In an effort to cut down the amount of processing time I opted to rewrite the script in C. The C programming language has been continuously used for over 50 years and its efficiency is one of the main reasons. I started learning C in a class I took a few months ago and I have been looking for an application to practice my skills. I’ll try to explain my code by section.
#include <stdio.h> #include <stdlib.h> #include <string.h>
Include statements are C’s version of import
. The files that are mentioned are .h header files which are equivalent to Python’s packages.

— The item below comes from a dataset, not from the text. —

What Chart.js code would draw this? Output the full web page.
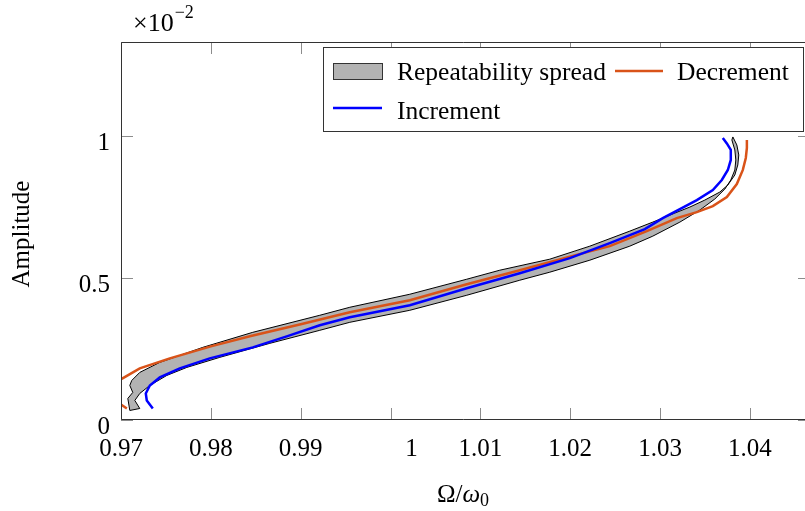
<!DOCTYPE html>
<html>
<head>
<meta charset="utf-8">
<script src="https://cdn.jsdelivr.net/npm/chart.js@4.4.0/dist/chart.umd.min.js"></script>
<style>
  html, body { margin: 0; padding: 0; background: #fff; }
  #wrap { width: 805px; height: 511px; }
</style>
</head>
<body>
<div id="wrap"><canvas id="chart" width="805" height="511"></canvas></div>
<script>
// tick values / labels (amplitude in units of 1e-2)
const xTicks = [0.97, 0.98, 0.99, 1.00, 1.01, 1.02, 1.03, 1.04];
const xTickLabels = ['0.97', '0.98', '0.99', '1', '1.01', '1.02', '1.03', '1.04'];
const yTicks = [0, 0.5, 1];
const yTickLabels = ['0', '0.5', '1'];

// Decrement sweep (top right -> bottom left, leaves the frame on the left)
const decX = [1.03967, 1.03967, 1.03955, 1.03922, 1.03855, 1.03744, 1.03588, 1.03410, 1.03187, 1.02853,
              1.02441, 1.01996, 1.01439, 1.00849, 1.00215, 0.99547, 0.99001, 0.98434, 0.98000, 0.97543,
              0.97209, 0.96998, 0.96820, 0.96764, 0.96875, 0.96998, 0.97065];
const decY = [0.9876, 0.9594, 0.9240, 0.8820, 0.8322, 0.7862, 0.7544, 0.7332, 0.7120, 0.6661,
              0.6131, 0.5760, 0.5283, 0.4788, 0.4223, 0.3799, 0.3375, 0.2951, 0.2597, 0.2173,
              0.1820, 0.1431, 0.1113, 0.0866, 0.0654, 0.0548, 0.0406];

// Increment sweep
const incX = [1.03699, 1.03744, 1.03788, 1.03788, 1.03755, 1.03688, 1.03588, 1.03410, 1.03221, 1.03031,
              1.02831, 1.02441, 1.01996, 1.01439, 1.00849, 1.00215, 0.99547, 0.99213, 0.98845, 0.98467,
              0.97988, 0.97654, 0.97432, 0.97321, 0.97276, 0.97287, 0.97354];
const incY = [0.9947, 0.9753, 0.9523, 0.9170, 0.8816, 0.8463, 0.8110, 0.7756, 0.7438, 0.7120,
              0.6731, 0.6237, 0.5707, 0.5177, 0.4647, 0.4046, 0.3622, 0.3339, 0.2951, 0.2562,
              0.2173, 0.1820, 0.1502, 0.1219, 0.0936, 0.0689, 0.0406];

// Repeatability spread outline (upper edge down, then lower edge back up)
const spreadX = [1.03811, 1.03855, 1.03877, 1.03866, 1.03833, 1.03755, 1.03666, 1.03499, 1.03332, 1.03165,
                 1.02920, 1.02664, 1.02219, 1.01773, 1.01217, 1.00849, 1.00215, 0.99547, 0.99213, 0.98467,
                 0.97911, 0.97432, 0.97209, 0.97120, 0.97098, 0.97131, 0.97076, 0.97098, 0.97209,
                 0.97154, 0.97209, 0.97321, 0.97510, 0.97733, 0.98100, 0.98656, 0.99213, 0.99547, 1.00215,
                 1.00849, 1.01439, 1.01773, 1.02219, 1.02664, 1.02920, 1.03221, 1.03443, 1.03610, 1.03722,
                 1.03788, 1.03833, 1.03844, 1.03833, 1.03800, 1.03811];
const spreadY = [0.9982, 0.9700, 0.9346, 0.8993, 0.8640, 0.8286, 0.8039, 0.7756, 0.7509, 0.7297,
                 0.6979, 0.6661, 0.6131, 0.5671, 0.5283, 0.4965, 0.4435, 0.3975, 0.3693, 0.3092,
                 0.2562, 0.2032, 0.1678, 0.1396, 0.1219, 0.0972, 0.0760, 0.0336, 0.0406,
                 0.0689, 0.0936, 0.1219, 0.1572, 0.1855, 0.2209, 0.2703, 0.3163, 0.3445, 0.3869,
                 0.4399, 0.4929, 0.5212, 0.5636, 0.6131, 0.6484, 0.6979, 0.7403, 0.7792, 0.8145,
                 0.8463, 0.8816, 0.9170, 0.9523, 0.9876, 0.9982];

const ORANGE = '#d95319';
const BLUE = '#0000ff';
const SPREAD = '#b3b3b3';
const FONT = '"Liberation Serif", "Times New Roman", serif';

function pts(xs, ys) {
    return xs.map((v, i) => ({x: v, y: ys[i]}));
}

// pgfplots-like frame, inward ticks, labels, titles and legend
const decorations = {
    id: 'decorations',
    afterDatasetsDraw(chart) {
        const {ctx, chartArea: a, scales: {x, y}} = chart;
        ctx.save();

        ctx.strokeStyle = '#8c8c8c';
        ctx.lineWidth = 1;
        ctx.beginPath();
        xTicks.forEach(v => {
            const px = Math.round(x.getPixelForValue(v)) + 0.5;
            ctx.moveTo(px, a.bottom); ctx.lineTo(px, a.bottom - 12);
            ctx.moveTo(px, a.top); ctx.lineTo(px, a.top + 12);
        });
        yTicks.forEach(v => {
            const py = Math.round(y.getPixelForValue(v)) + 0.5;
            ctx.moveTo(a.left, py); ctx.lineTo(a.left + 12, py);
            ctx.moveTo(a.right, py); ctx.lineTo(a.right - 7, py);
        });
        ctx.stroke();

        ctx.strokeStyle = '#333';
        ctx.beginPath();
        ctx.moveTo(a.right, a.top + 0.5);
        ctx.lineTo(a.left + 0.5, a.top + 0.5);
        ctx.lineTo(a.left + 0.5, a.bottom - 0.5);
        ctx.lineTo(a.right, a.bottom - 0.5);
        ctx.stroke();

        ctx.fillStyle = '#000';
        ctx.font = '25px ' + FONT;
        ctx.textBaseline = 'alphabetic';
        ctx.textAlign = 'center';
        xTicks.forEach((v, i) => {
            let px = x.getPixelForValue(v);
            if (xTickLabels[i] === '1') px += 21;
            ctx.fillText(xTickLabels[i], px, a.bottom + 36);
        });
        ctx.textAlign = 'right';
        yTicks.forEach((v, i) => {
            ctx.fillText(yTickLabels[i], a.left - 11, y.getPixelForValue(v) + 13.5);
        });

        // x title: Omega / omega_0
        const cx = (a.left + a.right) / 2;
        ctx.textAlign = 'left';
        ctx.font = '25px ' + FONT;
        const w1 = ctx.measureText('\u03A9/').width;
        ctx.font = 'italic 25px ' + FONT;
        const w2 = ctx.measureText('\u03C9').width;
        ctx.font = '18px ' + FONT;
        const w3 = ctx.measureText('0').width;
        let sx = cx - (w1 + w2 + w3) / 2;
        ctx.font = '25px ' + FONT;
        ctx.fillText('\u03A9/', sx, 502);
        ctx.font = 'italic 25px ' + FONT;
        ctx.fillText('\u03C9', sx + w1, 502);
        ctx.font = '18px ' + FONT;
        ctx.fillText('0', sx + w1 + w2, 506);

        // y title
        ctx.save();
        ctx.translate(29, (a.top + a.bottom) / 2 + 3);
        ctx.rotate(-Math.PI / 2);
        ctx.textAlign = 'center';
        ctx.font = '25px ' + FONT;
        ctx.fillText('Amplitude', 0, 0);
        ctx.restore();

        // scale factor
        ctx.textAlign = 'left';
        ctx.font = '26px ' + FONT;
        ctx.fillText('\u00D710', 133, 31);
        const wm = ctx.measureText('\u00D710').width;
        ctx.font = '18px ' + FONT;
        ctx.fillText('\u22122', 133 + wm + 1, 18);

        // legend
        ctx.fillStyle = '#fff';
        ctx.fillRect(323, 47, 480, 84);
        ctx.strokeStyle = '#333';
        ctx.strokeRect(323.5, 47.5, 480, 84);
        ctx.fillStyle = SPREAD;
        ctx.fillRect(333, 63, 50, 16);
        ctx.strokeStyle = '#333';
        ctx.strokeRect(333.5, 63.5, 49, 16);
        ctx.lineWidth = 2.5;
        ctx.strokeStyle = ORANGE;
        ctx.beginPath(); ctx.moveTo(615, 71); ctx.lineTo(663, 71); ctx.stroke();
        ctx.strokeStyle = BLUE;
        ctx.beginPath(); ctx.moveTo(333, 108); ctx.lineTo(382, 108); ctx.stroke();
        ctx.fillStyle = '#000';
        ctx.font = '25.5px ' + FONT;
        ctx.fillText('Repeatability spread', 397, 79.5);
        ctx.fillText('Decrement', 677, 79.5);
        ctx.fillText('Increment', 397, 119);

        ctx.restore();
    }
};

const ctx = document.getElementById('chart');
const chart = new Chart(ctx, {
    type: 'scatter',
    data: {
        datasets: [{
            label: 'Repeatability spread',
            data: pts(spreadX, spreadY),
            showLine: true,
            fill: 'shape',
            backgroundColor: SPREAD,
            borderColor: '#000',
            borderWidth: 1,
            pointRadius: 0,
            order: 3
        }, {
            label: 'Decrement',
            data: pts(decX, decY),
            showLine: true,
            borderColor: ORANGE,
            borderWidth: 2.5,
            pointRadius: 0,
            order: 2
        }, {
            label: 'Increment',
            data: pts(incX, incY),
            showLine: true,
            borderColor: BLUE,
            borderWidth: 2.5,
            pointRadius: 0,
            order: 1
        }]
    },
    options: {
        responsive: false,
        animation: false,
        events: [],
        layout: {padding: {left: 121, top: 42, right: 0, bottom: 91}},
        plugins: {
            legend: {display: false},
            tooltip: {enabled: false}
        },
        scales: {
            x: {type: 'linear', min: 0.97, max: 1.04614, display: false},
            y: {type: 'linear', min: 0, max: 1.333, display: false}
        }
    },
    plugins: [decorations]
});
</script>
</body>
</html>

int main(int argc, char* argv[]){ char* in_fname; char* out_fname; FILE *in_file; FILE *out_file;
Whereas in Python functions can be placed anywhere in a script, in C they have to be in the main method in order to be executed upon calling the script. The int
before main
is the type of variable that will be returned upon the completion of main
. Explicit type declarations like this one are (unlike Python) needed for every variable that is created, which you can see in the next few lines. The variables argc
and argv
are the number of arguments and list of arguments, respectively. The five following lines are all variable declarations ending with semicolons to denote the end of the line. Because C does not have a string variable, char*
fills this place as a pointer to the first of a series of characters that comprise a string. FILE*
is a pointer to a file. Here is a much better explanation of pointers than I could ever give.

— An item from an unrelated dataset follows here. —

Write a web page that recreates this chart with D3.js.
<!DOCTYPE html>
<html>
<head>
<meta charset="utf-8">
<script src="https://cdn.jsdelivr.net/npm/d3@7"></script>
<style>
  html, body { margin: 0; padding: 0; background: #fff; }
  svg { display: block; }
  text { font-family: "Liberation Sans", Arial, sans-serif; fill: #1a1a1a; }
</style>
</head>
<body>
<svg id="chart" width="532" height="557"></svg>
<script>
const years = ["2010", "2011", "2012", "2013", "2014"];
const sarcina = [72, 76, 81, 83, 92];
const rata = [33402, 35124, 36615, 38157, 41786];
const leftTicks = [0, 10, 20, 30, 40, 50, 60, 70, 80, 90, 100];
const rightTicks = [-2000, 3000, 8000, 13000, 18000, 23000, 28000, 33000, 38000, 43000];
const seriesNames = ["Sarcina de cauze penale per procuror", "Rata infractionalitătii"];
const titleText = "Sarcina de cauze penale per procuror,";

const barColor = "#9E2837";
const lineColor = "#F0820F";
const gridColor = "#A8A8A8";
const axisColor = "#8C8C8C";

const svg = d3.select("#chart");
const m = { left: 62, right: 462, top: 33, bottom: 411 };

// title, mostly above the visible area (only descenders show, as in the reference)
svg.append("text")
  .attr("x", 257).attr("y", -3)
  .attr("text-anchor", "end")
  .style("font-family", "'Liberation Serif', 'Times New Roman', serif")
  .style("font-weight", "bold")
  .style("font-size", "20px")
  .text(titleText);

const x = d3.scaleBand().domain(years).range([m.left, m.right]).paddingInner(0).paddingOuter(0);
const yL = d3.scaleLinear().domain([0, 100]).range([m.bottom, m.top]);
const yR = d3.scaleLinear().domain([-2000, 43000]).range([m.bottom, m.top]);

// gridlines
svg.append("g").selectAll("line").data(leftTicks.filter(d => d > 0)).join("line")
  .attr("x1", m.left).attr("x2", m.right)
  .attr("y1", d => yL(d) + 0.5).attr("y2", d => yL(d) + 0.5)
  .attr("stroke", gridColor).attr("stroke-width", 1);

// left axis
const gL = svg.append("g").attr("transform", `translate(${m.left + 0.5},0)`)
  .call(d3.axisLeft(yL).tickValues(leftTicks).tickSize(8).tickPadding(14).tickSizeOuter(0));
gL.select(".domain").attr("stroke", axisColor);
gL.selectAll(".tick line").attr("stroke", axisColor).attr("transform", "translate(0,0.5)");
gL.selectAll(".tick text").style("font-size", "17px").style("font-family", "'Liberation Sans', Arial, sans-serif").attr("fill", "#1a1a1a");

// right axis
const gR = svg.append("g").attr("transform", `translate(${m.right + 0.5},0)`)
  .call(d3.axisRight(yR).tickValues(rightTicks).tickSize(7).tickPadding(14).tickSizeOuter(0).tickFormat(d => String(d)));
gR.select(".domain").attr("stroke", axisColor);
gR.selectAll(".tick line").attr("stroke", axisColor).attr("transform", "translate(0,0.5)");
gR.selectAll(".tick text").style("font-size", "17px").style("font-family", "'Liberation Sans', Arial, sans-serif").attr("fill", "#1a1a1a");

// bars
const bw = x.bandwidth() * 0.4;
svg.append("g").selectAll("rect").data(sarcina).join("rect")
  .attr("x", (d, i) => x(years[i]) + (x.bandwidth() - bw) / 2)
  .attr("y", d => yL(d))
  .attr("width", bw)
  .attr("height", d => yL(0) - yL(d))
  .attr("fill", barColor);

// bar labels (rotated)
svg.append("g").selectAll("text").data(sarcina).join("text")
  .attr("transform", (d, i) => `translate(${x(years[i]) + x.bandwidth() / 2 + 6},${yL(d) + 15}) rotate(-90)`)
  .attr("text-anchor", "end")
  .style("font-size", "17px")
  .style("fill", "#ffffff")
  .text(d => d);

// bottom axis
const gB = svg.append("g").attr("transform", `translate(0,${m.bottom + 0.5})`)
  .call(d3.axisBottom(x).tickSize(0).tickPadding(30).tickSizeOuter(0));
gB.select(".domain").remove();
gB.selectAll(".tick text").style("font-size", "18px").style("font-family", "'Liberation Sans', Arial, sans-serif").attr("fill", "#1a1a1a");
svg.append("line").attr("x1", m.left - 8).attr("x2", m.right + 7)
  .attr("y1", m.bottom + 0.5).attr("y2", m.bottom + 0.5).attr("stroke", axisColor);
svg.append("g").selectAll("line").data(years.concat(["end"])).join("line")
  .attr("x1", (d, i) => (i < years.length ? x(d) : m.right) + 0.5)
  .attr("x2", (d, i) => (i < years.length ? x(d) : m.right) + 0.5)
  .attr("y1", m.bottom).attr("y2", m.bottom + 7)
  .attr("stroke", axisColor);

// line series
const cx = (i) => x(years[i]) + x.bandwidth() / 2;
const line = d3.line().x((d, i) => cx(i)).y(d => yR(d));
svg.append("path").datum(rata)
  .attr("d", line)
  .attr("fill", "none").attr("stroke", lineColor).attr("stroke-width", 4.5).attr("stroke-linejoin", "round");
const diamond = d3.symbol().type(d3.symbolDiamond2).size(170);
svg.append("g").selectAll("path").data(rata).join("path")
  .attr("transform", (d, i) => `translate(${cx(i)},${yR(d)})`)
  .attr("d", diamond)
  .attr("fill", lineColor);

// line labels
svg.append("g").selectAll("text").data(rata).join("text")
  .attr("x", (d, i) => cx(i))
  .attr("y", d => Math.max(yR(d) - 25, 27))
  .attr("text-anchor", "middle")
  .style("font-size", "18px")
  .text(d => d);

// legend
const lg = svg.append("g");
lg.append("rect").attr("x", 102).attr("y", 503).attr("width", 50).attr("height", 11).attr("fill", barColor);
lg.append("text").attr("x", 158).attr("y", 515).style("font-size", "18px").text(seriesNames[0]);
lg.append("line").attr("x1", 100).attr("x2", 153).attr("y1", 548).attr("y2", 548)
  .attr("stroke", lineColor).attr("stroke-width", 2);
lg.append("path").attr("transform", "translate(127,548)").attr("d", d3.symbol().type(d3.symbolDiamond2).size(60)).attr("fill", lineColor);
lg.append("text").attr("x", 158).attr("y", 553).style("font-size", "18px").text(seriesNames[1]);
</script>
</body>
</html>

if(argc != 3){ printf("Usage: <in_file> <out_file> \n"); return 0; } in_fname = argv[1]; out_name = argv[2];
The first thing to do is to check that three input command-line arguments have been entered. The first is the program name which is sent automatically, but then the program expects two more, an input and output file. If more or less than these two parameters are entered then the program prints what it expects and exits. Assuming that there were two values entered, they get stored in in_fname
and out_fname
.
in_file = fopen(in_fname, "r"); out_file = fopen(out_fname, "a+"); if (!in_file){ perror(in_fname); return 0; } if(!out_file){ perror(out_fname); return 0; }
The program operates under the assumption that the two filenames the user provides map to actual files. It attempts to open them, the input file being read-only and the output that gets valid posts appended to it. The +
indicates that if the file does not exist it will be created. In the event that one or both of the files do not exist with the names the user has defined, the program will exit.
char *line = NULL; size_t len = 0; ssize_t read; char *sub_str; while((read = getline(&line, &len, in_file)) != -1){
The variables listed above pertain to reading each line in the file. The first character array, *line
, is initialized to be NULL
but will store each line of text in the loop. The len
variable is an unsigned integer containing the size required to hold all of the bytes in the line and isn’t important for this program as long as it is there. Then read
contains the number of bytes returned by the getline()
function and is -1 when there are no more lines, which will then end the loop.
sub_str = strstr(line, "\"subreddit\""); if(sub_str != NULL){ sub_str = sub_str + 13; sub_str[strlen(sub_str)-1] = '\0';
This is where the magic happens. The strstr()
function takes in two character arrays and returns the string which contains the search term “needle” (“subreddit”) in the wider “haystack” (line
) as the starting characters. The if
statement is to catch cases where there is no string “subreddit” in the entire data line, something that only occurred in pre-2018 data. Adding 13 to the value of sub_str
is to shift the string such that it no longer includes “subreddit” but now would start with the subreddit name. This line only works because of the aforementioned pointers. You see, sub_str
is actually the memory address of the substring, not the string itself. By adding 13, the memory address gets shifted over such that it starts 13 characters later. The last line simply sets the last character of the string to the string terminator \0
to remove a newline.
if(strncmp(sub_str, "Pirate101", 9) == 0){ fprintf(out_file,"%s,\n",line); }
This if
statement compares the first nine characters of sub_str
to see if it equals “Pirate101”. If they match, fprintf
writes a line to out_file
. The text to write is the entire line, which fills in for the %s
, a comma, and a newline character. This is so I can read in the entire output file as a JSON, something that I could not have done with the original scraped content because it lacked commas between objects.
} else { sub_str = strstr(line, "Pirate101"); if(sub_str != NULL){ fprintf(out_file,"%s,\n",line); } else { sub_str = strstr(line, "t5_2tzb"); if(sub_str != NULL){ fprintf(out_file,"%s,\n",line); } } }
In the event that the current line does not contain “subreddit”, I am checking it for “Pirate101”. If it is there, write it to the same out_file
. Otherwise, check for the subreddit id “t5_2tzb” and do the same.
} printf("done\n"); return 0; }
Finally after getting through the entire decompressed file the program prints “done” and returns 0 (exits).
Coding in C can be frustrating at times. It is much lower-level than Python, meaning that there is more you as the programmer must worry about than with higher-level languages that hide or take care of it for you. For one, runtime errors fall under the blanket category of Segmentation Fault and no further information is printed to give you an idea of what caused it or how to fix it. But before you can even run a C program you must compile it. This involves using a compiler, such as gcc
. Every time you make a change it must be recompiled, which becomes annoying fast and if you forget to do this you may think that your changes had no effect.
gcc extract.c -o extract
The real reason I started this script in C was to try to take advantage of multi-threading, a way to do many tasks simultaneously for a potentially astronomical speed boost. I discovered after several days that this program could not be made multi-threaded because of the way the decompressed file is read. There is no way to break the file into approximately equal-sized chunks without cutting an entry in half. Instead, I could have run through up to 16 files at once (the number of cores in my computer) and had them finish all at approximately the same time, but I don’t have enough storage space to fit that many decompressed files at once.